China's factory output grew more slowly and retail sales fell in October, the latest sign that the world's second-largest economy is losing momentum as it struggles with protracted COVID-19 curbs and a property downturn.
Property investment also fell at a faster pace in the January-October period, pointing to further weakness in a key pillar of China's economy.
Industrial output rose 5.0% in October from a year earlier, missing expectations for a 5.2% gain in a Reuters poll and slowing from the 6.3% growth seen in September, official data showed on Tuesday.
Retail sales fell 0.5%, the first fall since May when Shanghai was under a city-wide lockdown. Analysts had expected retail sales to rise 1.0%, slowing from a 2.5% gain in September.
It was the latest data to point to a slowdown in China's economy, with recent figures also showing exports falling, inflation slowing and new bank lending tumbling.
China's economy is facing a series of headwinds including its zero-COVID policy, a property slump and global recession risks. Recent moves to ease some COVID curbs and provide financial support to the property market have underpinned market sentiment, but analysts expect Beijing's strict COVID policy to continue to weigh on economic activity.
Chinese consumers have borne the brunt of stringent COVID curbs, as fresh virus lockdowns and restrictions impeded travels and hurt shoppers' confidence while the government has focused on ramping up infrastructure investment.

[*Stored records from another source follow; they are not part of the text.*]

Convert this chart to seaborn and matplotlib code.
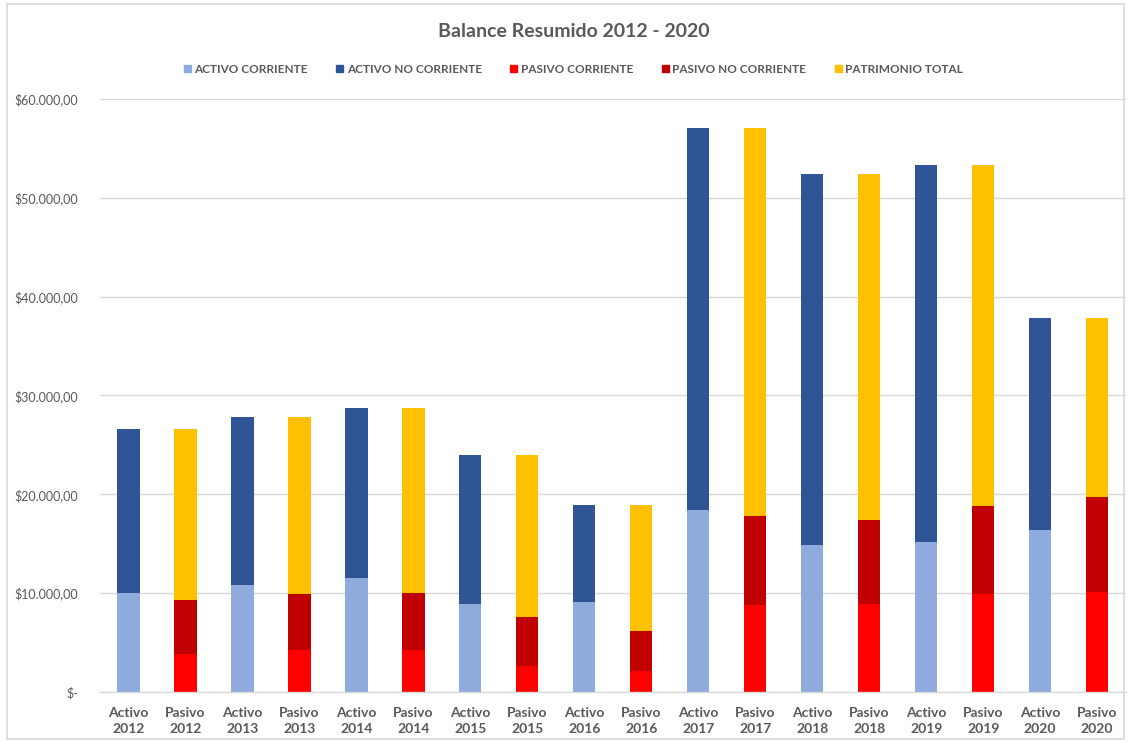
import matplotlib
matplotlib.use("Agg")
import matplotlib.pyplot as plt
import matplotlib.patches as mpatches
from matplotlib.ticker import FuncFormatter
import seaborn as sns
import pandas as pd
import numpy as np

years = [2012, 2013, 2014, 2015, 2016, 2017, 2018, 2019, 2020]
activo_corriente = [10050, 10830, 11500, 8870, 9075, 18420, 14870, 15180, 16390]
activo_no_corriente = [16560, 17000, 17240, 15110, 9875, 38620, 37510, 38140, 21450]
pasivo_corriente = [3845, 4250, 4250, 2630, 2125, 8800, 8940, 9920, 10120]
pasivo_no_corriente = [5465, 5670, 5740, 4960, 4045, 9010, 8460, 8900, 9610]
patrimonio_total = [17300, 17910, 18750, 16390, 12780, 39230, 34980, 34500, 18110]

series_names = ["ACTIVO CORRIENTE", "ACTIVO NO CORRIENTE", "PASIVO CORRIENTE",
                "PASIVO NO CORRIENTE", "PATRIMONIO TOTAL"]
colors = ["#8FAADC", "#2F5597", "#FF0000", "#C00000", "#FFC000"]

categories = []
for y in years:
    categories.append(f"Activo\n{y}")
    categories.append(f"Pasivo\n{y}")

ac = np.array(activo_corriente, float)
anc = np.array(activo_no_corriente, float)
pc = np.array(pasivo_corriente, float)
pnc = np.array(pasivo_no_corriente, float)
pt = np.array(patrimonio_total, float)

def interleave(a, p):
    out = []
    for x, y in zip(a, p):
        out += [x, y]
    return out

zeros = np.zeros(len(years))
# cumulative layers drawn from tallest to shortest
layers = [
    (interleave(ac + anc, zeros), colors[1]),
    (interleave(ac, zeros), colors[0]),
    (interleave(zeros, pc + pnc + pt), colors[4]),
    (interleave(zeros, pc + pnc), colors[3]),
    (interleave(zeros, pc), colors[2]),
]

sns.set_style("white")
plt.rcParams["font.family"] = ["Lato", "DejaVu Sans"]

fig = plt.figure(figsize=(11.29, 7.42), dpi=100)
ax = fig.add_axes([0.0886, 0.0674, 0.9084, 0.7992])

for vals, col in layers:
    df = pd.DataFrame({"cat": categories, "val": vals})
    sns.barplot(data=df, x="cat", y="val", order=categories, color=col,
                width=0.39, linewidth=0, saturation=1, ax=ax, errorbar=None)

ax.set_ylim(0, 60000)
ax.set_xlim(-0.5, len(categories) - 0.5)
ax.set_yticks(np.arange(0, 60001, 10000))
ax.set_xticks(range(len(categories)))
ax.set_xticklabels(categories, fontweight="bold", fontsize=10, color="#595959",
                   linespacing=1.35)

def fmt(v, pos):
    if v == 0:
        return "$-"
    s = f"{int(v):,}".replace(",", ".")
    return f"${s},00"

ax.yaxis.set_major_formatter(FuncFormatter(fmt))
ax.grid(axis="y", color="#D9D9D9", linewidth=1)
ax.set_axisbelow(True)
for s in ["top", "right", "left"]:
    ax.spines[s].set_visible(False)
ax.spines["bottom"].set_color("#D9D9D9")
ax.spines["bottom"].set_linewidth(1)
ax.tick_params(axis="both", length=0)
ax.tick_params(axis="y", labelsize=9, labelcolor="#595959", pad=16)
ax.tick_params(axis="x", pad=11)
ax.set_xlabel("")
ax.set_ylabel("")

fig.text(0.508, 0.957, "Balance Resumido 2012 - 2020", ha="center", va="center",
         fontsize=14, fontweight="bold", color="#595959")

handles = [mpatches.Patch(color=c, label=n) for n, c in zip(series_names, colors)]
leg = fig.legend(handles=handles, loc="center", bbox_to_anchor=(0.508, 0.907), ncol=5,
                 frameon=False, fontsize=8.5, handlelength=0.6, handleheight=0.6,
                 handletextpad=0.3, columnspacing=2.4)
for t in leg.get_texts():
    t.set_color("#595959")
    t.set_fontweight("bold")

border = mpatches.Rectangle((0.006, 0.004), 0.99, 0.99, transform=fig.transFigure,
                            fill=False, edgecolor="#D9D9D9", linewidth=1.2)
fig.patches.append(border)

fig.savefig("out.png", dpi=100)
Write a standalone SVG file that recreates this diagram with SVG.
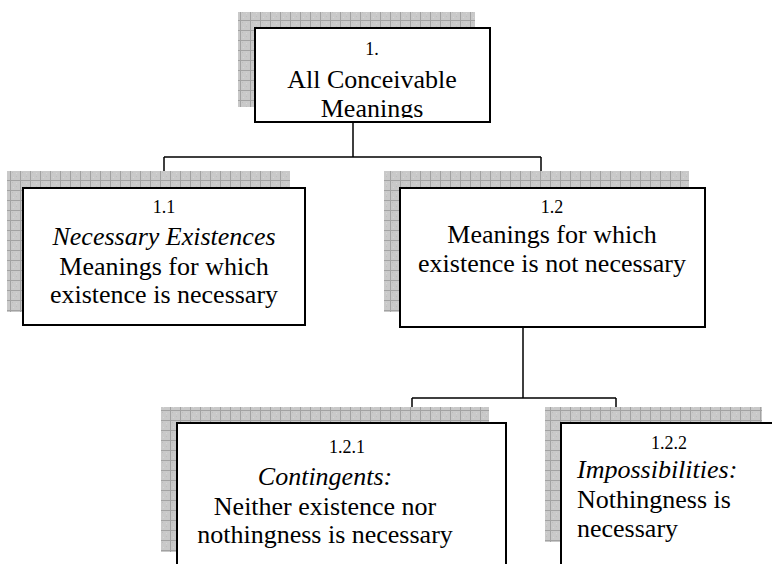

Fixed asset investment expanded 5.8% in the first 10 month of the year, versus expectations for a 5.9% rise and growth of 5.9% in January-September.
Property investment fell 8.8% year-on-year in January-October, after declining 8% in January-September.
China's property sector, which accounts for a quarter of the economy, has slowed sharply this year as the government sought to restrict excessive borrowing by developers. A plan to shore up liquidity outlined by Chinese regulators on Sunday sent Chinese property stocks and bonds soaring on Monday.
Hiring remained low among companies growing increasingly wary about their finances. The nationwide survey-based jobless rate stayed at 5.5% in October, unchanged from September. Youth unemployment stood at 17.9%, also the same level as September.
The country is on track to miss its annual growth target of around 5.5%, analysts say. Economists in a Reuters poll expect the economy to grow 3.2% in 2022 growth.